I know I am extrapolating what may be a “me problem” to the level of societal ailment, but I notice this reduction in my concentration ability and wonder if this has affected others. How do I gauge it in myself? Well, being a software developer I used to spend huge amounts of time focusing on something that looks like this for hours on end. It meant shutting off distractions because you couldn’t lose your train of thought, otherwise you’d miss deadlines. And to answer your question, you go a little nuts staring at the spaghetti mess too.
Yet I am jumping all over the freaking place when I hit social media. And while I did a documentary on the effects of screen use, blue light and social media called Severed Conscience, I still get hugely distracted whenever I have to go on. For what I do these days I have to frequent the social media platforms.
How Do You Know You There Is A Barrier
I know due to the “platform manipulator” label that I received from Elawn’s (my parlance for Elon) minions that my ideas and responses are not widely distributed. How do I know? Twitter Support told me my responses could be removed from threads. And while distributing Substack content on Twitter, my tweets containing the link to the articles on Cultural Courage are de-boosted to 60 views. Elawn ordered the limiting of Substack urls after he announced the ability to post longer article style formats on Twitter. As of yesterday there were reports that preview images from Substack articles are now blocked too.

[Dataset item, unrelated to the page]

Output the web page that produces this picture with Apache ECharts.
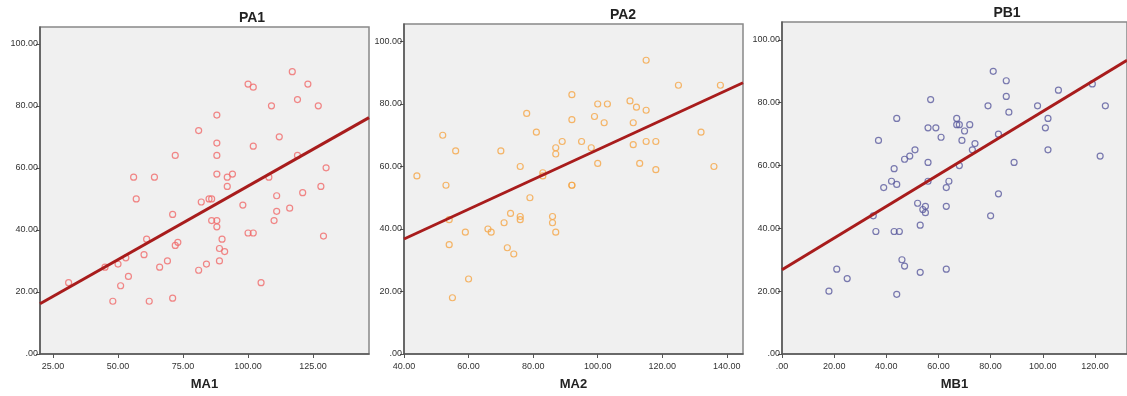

I am not complaining, I am stating a fact. Yes, my ability to type and tweet all day long is not affected and I do get to interact with my Tribe, but the ability for others to see my ideas is limited, and the invitations to come out of your kitchen onto my back porch for a longer, more intimate conversation are certainly curtailed.
It is what I call the Reverse Gutenberg Process. Many of the social media platforms are like a library with reading rooms where you are only allowed to take certain books with you, and some of those books are not what you have requested, but have been “suggested” to you. The irony is that with so much technology that makes publishing and connecting with people easier, there is a concerted effort to quell people’s curiosity by capturing people’s attention or by outright preventing them from being exposed to new elements that fall outside of the algorithms used to present items in social media timelines.
We are fans of Hillsdale College, they provide fantastic online history and literature courses that focus on the founding of our country, CS Lewis and the strength of Christianity and the achievements of Western society. They reported today that Facebook has now put a warning on their posts regarding their courses. For those determined to pass through the gatekeepers’ eyes this isn’t a deterrent. But you must consider that there is a merit system that tracks the appropriateness of material where you receive a score that garners this result, and this deters people from leaving the safe confines of social media and going to a university website.
Is this a sign of a society that freely distributes information, or is it a sign of something else. It is a harvest, and we are the crop if we let them continue.